When Chanta described Mekong Blue and the Stung Treng Women's Development Center, it sometimes sounded like a conventional business and other times like a nongovernmental organization. In Cambodia, there are thousands of registered NGOs — from 2,000 to 6,000, depending on your sources. Cambodia is commonly referred to as a beggar country, both by Cambodians and foreigners. It receives more than a billion dollars in aid every year from foreign governments and charities. With the exception of the garment industry, which makes clothing for Gap, Levi's, H & M, Adidas, Anne Taylor, Wal-mart and other western retailers (garments are 85% of the country's exports), there is almost no private manufacturing in this country. But the charity sector is booming.
Many of the charities do astoundingly good work. Others are wholly ineffectual. But there is an expectation of aid among the populace here that I've never witnessed anywhere else. Cambodian college students typically don't aspire to be doctors or lawyers or teachers; they aspire to be program officers for aid groups. It's as if aid were the end of the professional line in their country, not the beginning. As if aid, in itself, were the objective, rather than independence from aid. That this is a professional aspiration seems to me economically disastrous in the long run. What is missing is that crucial step between aid and private enterprise.

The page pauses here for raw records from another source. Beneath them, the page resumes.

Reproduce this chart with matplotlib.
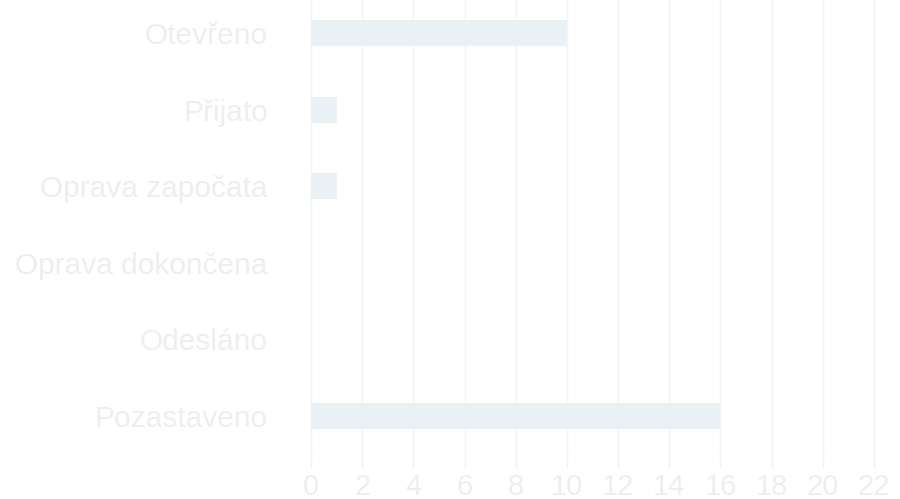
import matplotlib
matplotlib.use("Agg")
import matplotlib.pyplot as plt

categories = ["Otevřeno", "Přijato", "Oprava započata", "Oprava dokončena", "Odesláno", "Pozastaveno"]
values = [10, 1, 1, 0, 0, 16]
xticks = list(range(0, 23, 2))

plt.rcParams['font.family'] = ['Liberation Sans', 'DejaVu Sans']

fig = plt.figure(figsize=(9, 4.99), dpi=100)
top_px = -5.3
bot_px = 454
left_px = 311
right_px = 874
ax = fig.add_axes([left_px / 900, (499 - bot_px) / 499,
                   (right_px - left_px) / 900, (bot_px - top_px) / 499])

grid_c = "#f3f3f3"
text_c = "#eeeeee"
bar_c = "#e9f1f5"

ypos = list(range(len(categories)))
ax.barh(ypos, values, height=0.34, color=bar_c, zorder=2)
ax.set_ylim(len(categories) - 0.5, -0.5)
ax.set_xlim(0, 22)
ax.set_xticks(xticks)
ax.set_xticklabels([str(t) for t in xticks])
ax.set_yticks(ypos)
ax.set_yticklabels(categories)

for x in xticks:
    ax.axvline(x, color=grid_c, lw=1.0, zorder=1, clip_on=False)

for s in ax.spines.values():
    s.set_visible(False)

ax.tick_params(axis='x', length=10, width=1.0, color=grid_c, pad=3.5,
               labelsize=21, labelcolor=text_c)
ax.tick_params(axis='y', length=0, pad=31, labelsize=21.5, labelcolor=text_c)

fig.savefig("out.png", dpi=100)
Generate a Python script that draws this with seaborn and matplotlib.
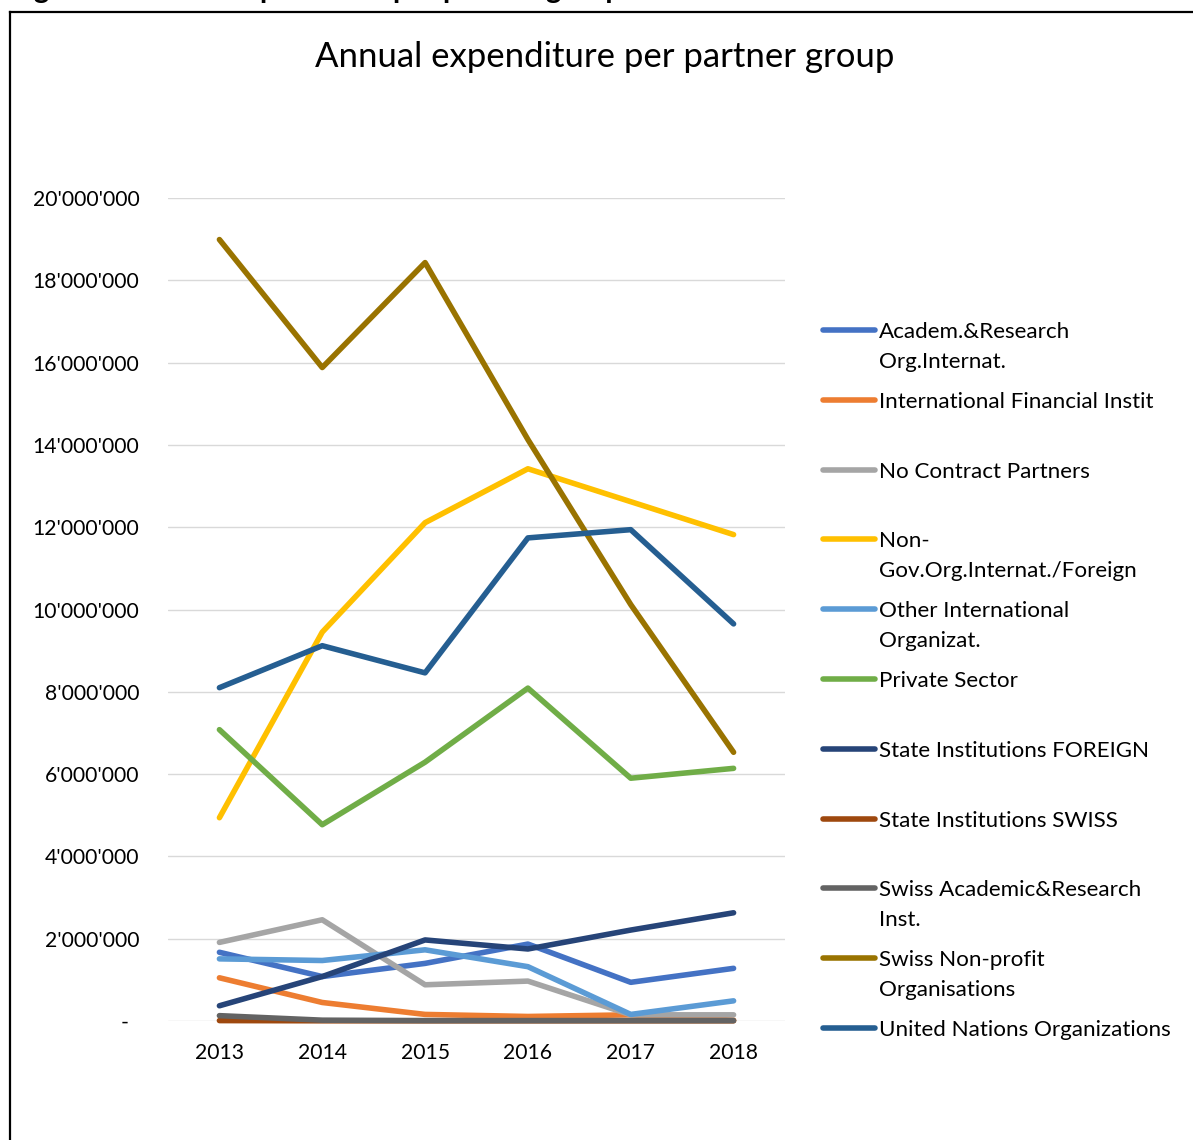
import numpy as np
import pandas as pd
import matplotlib
matplotlib.use("Agg")
import matplotlib.pyplot as plt
import matplotlib.transforms as mtransforms
from matplotlib.lines import Line2D
from matplotlib.ticker import FuncFormatter, MultipleLocator
import seaborn as sns

# ---- data -------------------------------------------------------------
years = [2013, 2014, 2015, 2016, 2017, 2018]

groups = [
    "Academ.&Research Org.Internat.",
    "International Financial Instit",
    "No Contract Partners",
    "Non-Gov.Org.Internat./Foreign",
    "Other International Organizat.",
    "Private Sector",
    "State Institutions FOREIGN",
    "State Institutions SWISS",
    "Swiss Academic&Research Inst.",
    "Swiss Non-profit Organisations",
    "United Nations Organizations",
]

legend_labels = [
    ["Academ.&Research", "Org.Internat."],
    ["International Financial Instit"],
    ["No Contract Partners"],
    ["Non-", "Gov.Org.Internat./Foreign"],
    ["Other International", "Organizat."],
    ["Private Sector"],
    ["State Institutions FOREIGN"],
    ["State Institutions SWISS"],
    ["Swiss Academic&Research", "Inst."],
    ["Swiss Non-profit", "Organisations"],
    ["United Nations Organizations"],
]

colors = [
    "#4472C4", "#ED7D31", "#A5A5A5", "#FFC000", "#5B9BD5", "#70AD47",
    "#264478", "#9E480E", "#636363", "#997300", "#255E91",
]

academ_research_intl = [1670000, 1080000, 1400000, 1870000, 940000, 1280000]
intl_financial = [1050000, 450000, 160000, 110000, 150000, 20000]
no_contract = [1910000, 2460000, 880000, 970000, 150000, 150000]
ngo_intl_foreign = [4940000, 9450000, 12110000, 13420000, 12620000, 11820000]
other_intl_org = [1510000, 1470000, 1730000, 1320000, 160000, 490000]
private_sector = [7080000, 4770000, 6290000, 8090000, 5900000, 6140000]
state_foreign = [370000, 1080000, 1970000, 1750000, 2210000, 2630000]
state_swiss = [10000, 5000, 5000, 5000, 5000, 5000]
swiss_academic = [130000, 20000, 10000, 10000, 10000, 10000]
swiss_nonprofit = [18990000, 15880000, 18430000, 14130000, 10120000, 6530000]
un_orgs = [8100000, 9120000, 8460000, 11740000, 11940000, 9650000]

series = [
    academ_research_intl, intl_financial, no_contract, ngo_intl_foreign,
    other_intl_org, private_sector, state_foreign, state_swiss,
    swiss_academic, swiss_nonprofit, un_orgs,
]

df = pd.DataFrame(
    [(g, y, v) for g, vals in zip(groups, series) for y, v in zip(years, vals)],
    columns=["group", "year", "value"],
)

# ---- figure ------------------------------------------------------------
sns.set_theme(style="white")
plt.rcParams["font.family"] = ["Lato", "DejaVu Sans"]

W, H = 1193, 1140
fig = plt.figure(figsize=(W / 100, H / 100), dpi=100)


def fx(px):
    return px / W


def fy(py):
    return 1 - py / H


ax = fig.add_axes([fx(168), fy(1021), fx(785) - fx(168), fy(198) - fy(1021)])

lw = 4.0
sns.lineplot(
    data=df, x="year", y="value", hue="group", hue_order=groups,
    palette=colors, linewidth=lw, legend=False, errorbar=None,
    sort=False, ax=ax,
)
for ln in ax.lines:
    ln.set_solid_capstyle("round")
    ln.set_solid_joinstyle("round")
    ln.set_clip_on(False)

ax.set_xlim(2012.5, 2018.5)
ax.set_ylim(0, 20000000)
ax.set_xticks(years)
ax.set_xticklabels([str(y) for y in years])
ax.yaxis.set_major_locator(MultipleLocator(2000000))


def fmt(v, pos):
    if abs(v) < 1:
        return "-"
    return f"{int(round(v)):,}".replace(",", "'")


ax.yaxis.set_major_formatter(FuncFormatter(fmt))
ax.set_xlabel("")
ax.set_ylabel("")
for s in ax.spines.values():
    s.set_visible(False)
ax.grid(axis="y", color="#D9D9D9", linewidth=1.0)
ax.grid(axis="x", visible=False)
ax.set_axisbelow(True)
ax.tick_params(axis="both", length=0, labelsize=15.2, colors="#000000")
ax.tick_params(axis="y", pad=20.5)
ax.tick_params(axis="x", pad=16)

# zero label sits a little left of the other value labels
fig.canvas.draw()
for lab in ax.get_yticklabels():
    if lab.get_text() == "-":
        lab.set_transform(lab.get_transform() + mtransforms.ScaledTranslation(
            -11 / 100, 0, fig.dpi_scale_trans))

# title
fig.text(fx(605), fy(67), "Annual expenditure per partner group",
         ha="center", va="baseline", fontsize=25, color="#000000")

# page heading above the chart frame
fig.text(fx(10), fy(-2), "Figure 4: Annual expenditure per partner group",
         ha="left", va="baseline", fontsize=21, fontweight="bold",
         color="#000000")

# chart frame
fig.add_artist(Line2D([fx(9.5), fx(9.5)], [fy(12), fy(1200)], color="black",
                      lw=1.6, transform=fig.transFigure, solid_capstyle="projecting"))
fig.add_artist(Line2D([fx(9.5), fx(1250)], [fy(12), fy(12)], color="black",
                      lw=1.6, transform=fig.transFigure, solid_capstyle="projecting"))

# legend: one line handle per series, label lines stacked below the first
leg_top, leg_step, line_gap = 330, 69.8, 30
for i, (lines, c) in enumerate(zip(legend_labels, colors)):
    yc = leg_top + i * leg_step
    fig.add_artist(Line2D([fx(823), fx(875)], [fy(yc), fy(yc)], color=c, lw=lw,
                          solid_capstyle="round", transform=fig.transFigure))
    for k, txt in enumerate(lines):
        fig.text(fx(879), fy(yc + k * line_gap), txt, ha="left",
                 va="center_baseline", fontsize=16.1, color="#000000")

fig.savefig("out.png", dpi=100)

This is where I think Chanta has a real opportunity. Despite its remote location, Mekong Blue has all the makings of a successful private business. It has loyal international buyers eager to increase their orders, relatively dependable employees with a larger labor pool at hand, little to no negative environmental impact, and a strong sense of corporate social responsibility. But legally, SWDC is an NGO. It began with grants and continues to seek them.
“I don't see myself as a savior or a chief or a director, because we help each other. I want to help other women to have a life like me.” — Chanta Nguon, CEO, Mekong Blue
As I reported this story, I came to think that Chanta would be more successful if she ran Mekong Blue as a proper business. She has a growing and dependable customer base. Writing grant applications is labor intensive, and the money is never guaranteed from year to year. Why, I wondered, had she held onto the non-profit model?
I asked her this question over and over while I was in Stung Treng. Why not a business? Why an NGO? In a country where NGOs probably outnumber graduate students, why not be a model of the future? Of a time when economic sustainability could come from within, rather than from outside?
The answer came fitfully, over the course of a few days. First, I learned, this was the world that Chanta and Chan knew. They had spent their professional lives in and around NGOs, first in a refugee camp with Médecins Sans Frontières (MSF), then in Stung Treng with MSF and eventually with VSO.
But there was another, larger reason. Although the local government and the governor (who paid a visit while I was there) appreciate what Chanta is trying to accomplish, and stand up for her when the need arises, Chanta fears that the cost of running a proper business would just be too high. The cost, that is, of extortion and corruption. Of living in a country where the rules change with the political winds, and where people live in abject fear of those in power. A country with no Better Business Bureau, no meaningful consumer protections, no insurance against things going terribly wrong.
What Chanta fears for her business is ultimately what all Cambodians fear for themselves, for their families, for their livelihoods: the cost of living in a country with no rule of law. In this the Cambodian government has unwittingly done many NGOs a great service. It has made the country a customer for life.